Ditto. Stupid atoms, what have they done for me lately?
I've very pleased to see someone else missed this question because the subsequent nearly unbroken string of 13/13 responses were really making me feel like a dumbass (coupled with my asking my wife the question and her looking at me like I'm an idiot). While the fact I'm a dumbass isn't exactly a matter of opinion, it doesn't feel good to wallow in it.
So, we should hang out! Lets go drink cheap beer, watch American Idol, and handle firearms in an unsafe manner!
100% and to be honest that was pretty simple. I thought most of the questions were common knowledge (except maybe fracking I know that cause of engineering school).
Ouze wrote: 12/13; i blew the electron/atom question.
Ditto. Stupid atoms, what have they done for me lately?
I've very pleased to see someone else missed this question because the subsequent nearly unbroken string of 13/13 responses were really making me feel like a dumbass (coupled with my asking my wife the question and her looking at me like I'm an idiot). While the fact I'm a dumbass isn't exactly a matter of opinion, it doesn't feel good to wallow in it.
So, we should hang out! Lets go drink cheap beer, watch American Idol, and handle firearms in an unsafe manner!
I got the beer!
It doesn't get any cheaper or make firearm handling less safe than La Fin du Monde!
It doesn't get any cheaper or make firearm handling less safe than La Fin du Monde!
Really? The Unibroue beers are pretty expensive down here.
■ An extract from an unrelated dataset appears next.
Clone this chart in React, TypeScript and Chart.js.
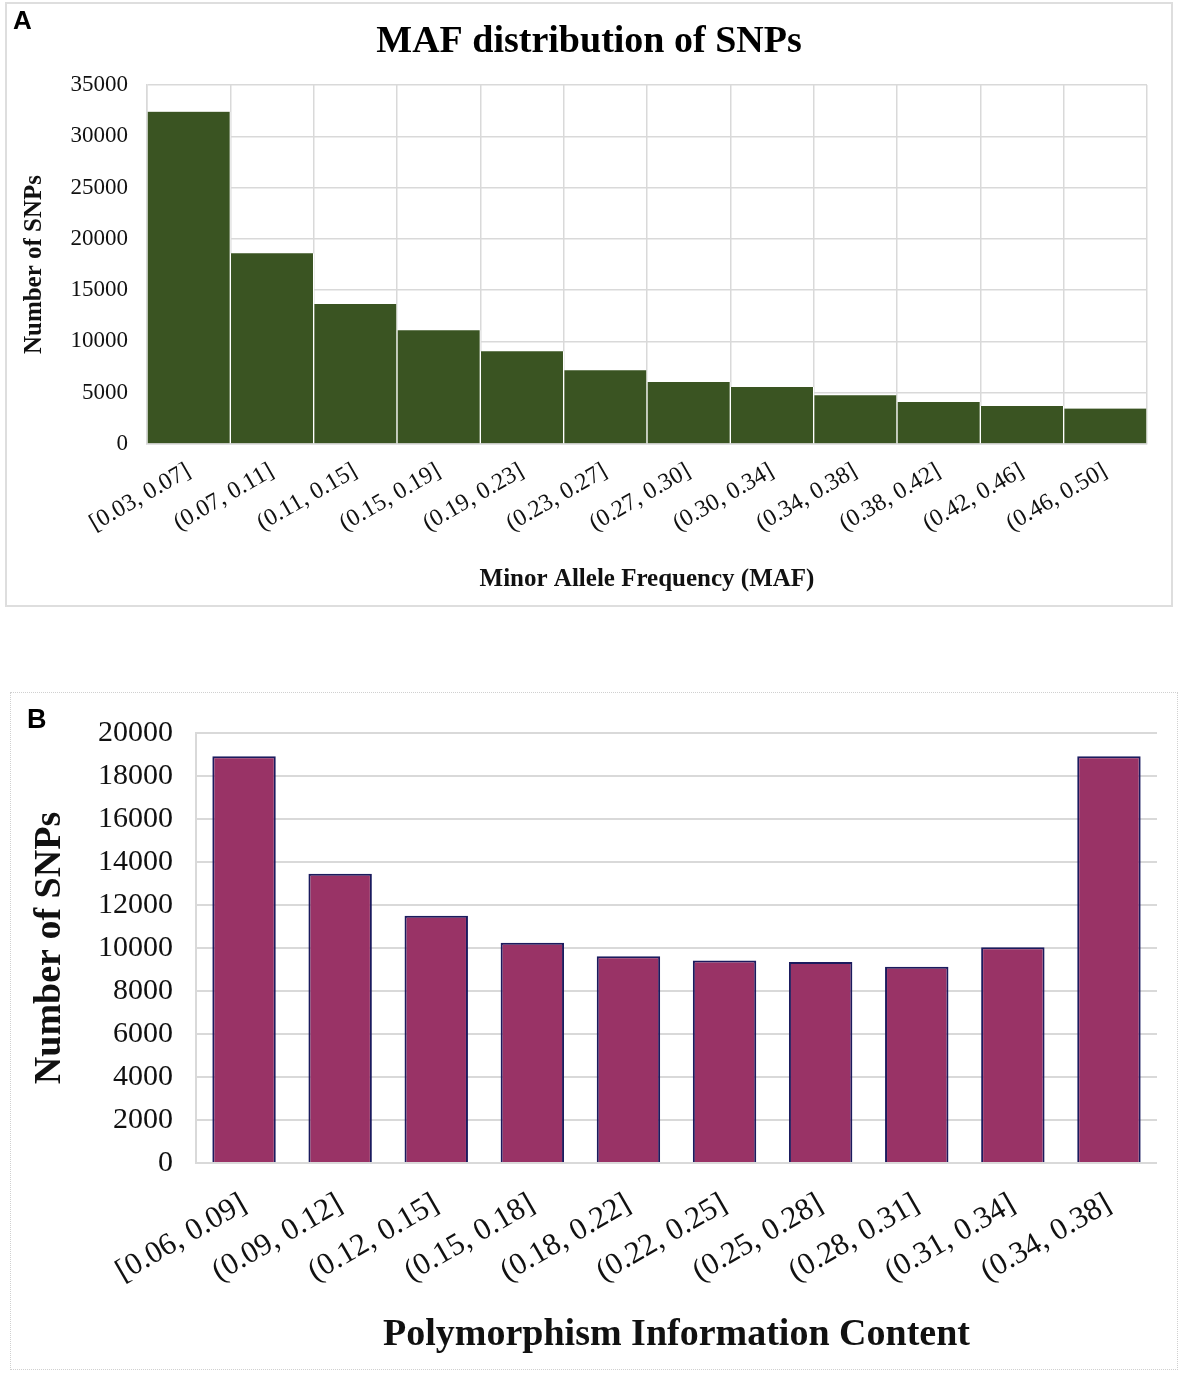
import React, { useEffect, useRef } from 'react';
import { Chart, registerables } from 'chart.js';
Chart.register(...registerables);

const SERIF = "'Liberation Serif', 'Times New Roman', serif";
const SANS = "'Liberation Sans', Arial, sans-serif";

// Panel A data
const mafCategories = [
  '[0.03, 0.07]', '(0.07, 0.11]', '(0.11, 0.15]', '(0.15, 0.19]', '(0.19, 0.23]', '(0.23, 0.27]',
  '(0.27, 0.30]', '(0.30, 0.34]', '(0.34, 0.38]', '(0.38, 0.42]', '(0.42, 0.46]', '(0.46, 0.50]',
];
const mafCounts = [32400, 18600, 13650, 11100, 9050, 7200, 6050, 5550, 4750, 4100, 3700, 3450];
const mafTitle = 'MAF distribution of SNPs';
const mafXTitle = 'Minor Allele Frequency (MAF)';
const mafYTitle = 'Number of SNPs';

// Panel B data
const picCategories = [
  '[0.06, 0.09]', '(0.09, 0.12]', '(0.12, 0.15]', '(0.15, 0.18]', '(0.18, 0.22]',
  '(0.22, 0.25]', '(0.25, 0.28]', '(0.28, 0.31]', '(0.31, 0.34]', '(0.34, 0.38]',
];
const picCounts = [18920, 13450, 11500, 10250, 9620, 9420, 9350, 9130, 10040, 18920];
const picXTitle = 'Polymorphism Information Content';
const picYTitle = 'Number of SNPs';

function ChartBox({ left, top, width, height, makeConfig }: any) {
  const ref = useRef<HTMLCanvasElement>(null);
  useEffect(() => {
    const chart = new Chart(ref.current as HTMLCanvasElement, makeConfig());
    return () => chart.destroy();
  }, []);
  return (
    <div style={{ position: 'absolute', left, top, width, height }}>
      <canvas ref={ref} width={width} height={height} style={{ width, height, display: 'block' }} />
    </div>
  );
}

const GRID = '#d9d9d9';
const plain = (v: any) => String(v);

// Title centred on the whole canvas (the reference centres it on the panel box)
const centeredTitle = {
  id: 'centeredTitle',
  afterDraw(chart: any, _args: any, opts: any) {
    const ctx = chart.ctx;
    ctx.save();
    ctx.font = `bold ${opts.size}px ${SERIF}`;
    ctx.fillStyle = '#000';
    ctx.textAlign = 'center';
    ctx.textBaseline = 'alphabetic';
    ctx.fillText(opts.text, chart.width / 2, opts.baseline);
    ctx.restore();
  },
};

function configA() {
  return {
    type: 'bar',
    data: {
      labels: mafCategories,
      datasets: [{
        data: mafCounts,
        backgroundColor: '#3a5422',
        borderColor: '#ffffff',
        borderWidth: { left: 1, right: 1, top: 0, bottom: 0 },
        borderSkipped: false,
        barPercentage: 1,
        categoryPercentage: 1,
      }],
    },
    plugins: [centeredTitle],
    options: {
      responsive: false,
      animation: false,
      devicePixelRatio: 1,
      layout: { padding: { left: 0, right: 26, top: 83, bottom: 0 } },
      plugins: {
        legend: { display: false },
        tooltip: { enabled: false },
        title: { display: false },
        centeredTitle: { text: mafTitle, size: 38, baseline: 50 },
      },
      scales: {
        x: {
          offset: true,
          afterFit: (s: any) => { s.height = 163; },
          grid: { display: true, color: GRID, lineWidth: 1.5, offset: true, drawTicks: false },
          border: { display: true, color: GRID, width: 1.5 },
          ticks: {
            autoSkip: false, maxRotation: 30, minRotation: 30, padding: 13,
            color: '#111', font: { family: SERIF, size: 24 },
          },
          title: {
            display: true, text: mafXTitle, color: '#111',
            font: { family: SERIF, size: 25, weight: 'bold', lineHeight: 1.2 },
            padding: { top: 0, bottom: 12 },
          },
        },
        y: {
          min: 0, max: 35000,
          afterFit: (s: any) => { s.width = 142; },
          grid: { color: GRID, lineWidth: 1.5, drawTicks: false },
          border: { display: true, color: GRID, width: 1.5 },
          ticks: {
            stepSize: 5000, padding: 19, color: '#111', callback: plain,
            font: { family: SERIF, size: 23 },
          },
          title: {
            display: true, text: mafYTitle, color: '#111',
            font: { family: SERIF, size: 25, weight: 'bold', lineHeight: 1.2 },
            padding: { top: 15, bottom: 0 },
          },
        },
      },
    },
  };
}

function configB() {
  return {
    type: 'bar',
    data: {
      labels: picCategories,
      datasets: [{
        data: picCounts,
        backgroundColor: '#993366',
        borderColor: '#1b1b5e',
        borderWidth: 2,
        borderSkipped: 'start',
        barPercentage: 0.66,
        categoryPercentage: 1,
      }],
    },
    options: {
      responsive: false,
      animation: false,
      devicePixelRatio: 1,
      layout: { padding: { left: 0, right: 21, top: 36, bottom: 0 } },
      plugins: {
        legend: { display: false },
        tooltip: { enabled: false },
        title: { display: false },
      },
      scales: {
        x: {
          offset: true,
          afterFit: (s: any) => { s.height = 207; },
          grid: { display: false, drawTicks: false },
          border: { display: false },
          ticks: {
            autoSkip: false, maxRotation: 30, minRotation: 30, padding: 23,
            color: '#111', font: { family: SERIF, size: 31 },
          },
          title: {
            display: true, text: picXTitle, color: '#111',
            font: { family: SERIF, size: 38, weight: 'bold', lineHeight: 1.2 },
            padding: { top: 0, bottom: 12 },
          },
        },
        y: {
          min: 0, max: 20000,
          afterFit: (s: any) => { s.width = 186; },
          grid: { color: GRID, lineWidth: 2, drawTicks: false },
          border: { display: true, color: GRID, width: 2 },
          ticks: {
            stepSize: 2000, padding: 23, color: '#111', callback: plain,
            font: { family: SERIF, size: 30 },
          },
          title: {
            display: true, text: picYTitle, color: '#111',
            font: { family: SERIF, size: 38, weight: 'bold', lineHeight: 1.2 },
            padding: { top: 17, bottom: 0 },
          },
        },
      },
    },
  };
}

export default function App() {
  return (
    <div style={{ position: 'absolute', left: 0, top: 0, width: 1181, height: 1375, background: '#fff' }}>
      <div style={{
        position: 'absolute', left: 5, top: 2, width: 1168, height: 605,
        boxSizing: 'border-box', border: '2px solid #dedede',
      }} />
      <div style={{
        position: 'absolute', left: 10, top: 692, width: 1168, height: 678,
        boxSizing: 'border-box', border: '1px dotted #d0d0d0',
      }} />
      <ChartBox left={5} top={2} width={1168} height={605} makeConfig={configA} />
      <ChartBox left={10} top={692} width={1168} height={678} makeConfig={configB} />
      <div style={{
        position: 'absolute', left: 13, top: 5, fontFamily: SANS, fontWeight: 'bold',
        fontSize: 26, lineHeight: '30px', color: '#000',
      }}>A</div>
      <div style={{
        position: 'absolute', left: 27, top: 703, fontFamily: SANS, fontWeight: 'bold',
        fontSize: 27, lineHeight: '32px', color: '#000',
      }}>B</div>
    </div>
  );
}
Maudite is pretty amazing though, for being something produced by descendants of the French.
Kilkrazy wrote: Yeah, no-one's going to come on here and boast they got only 3/13.
Though there was the poster that only got an 8/13.
But yeah I do agree with Silver's response, the people that are taking the quiz are most likely those that are going to do well on the quiz, and thus will be more likely to post so as not to see the outlier.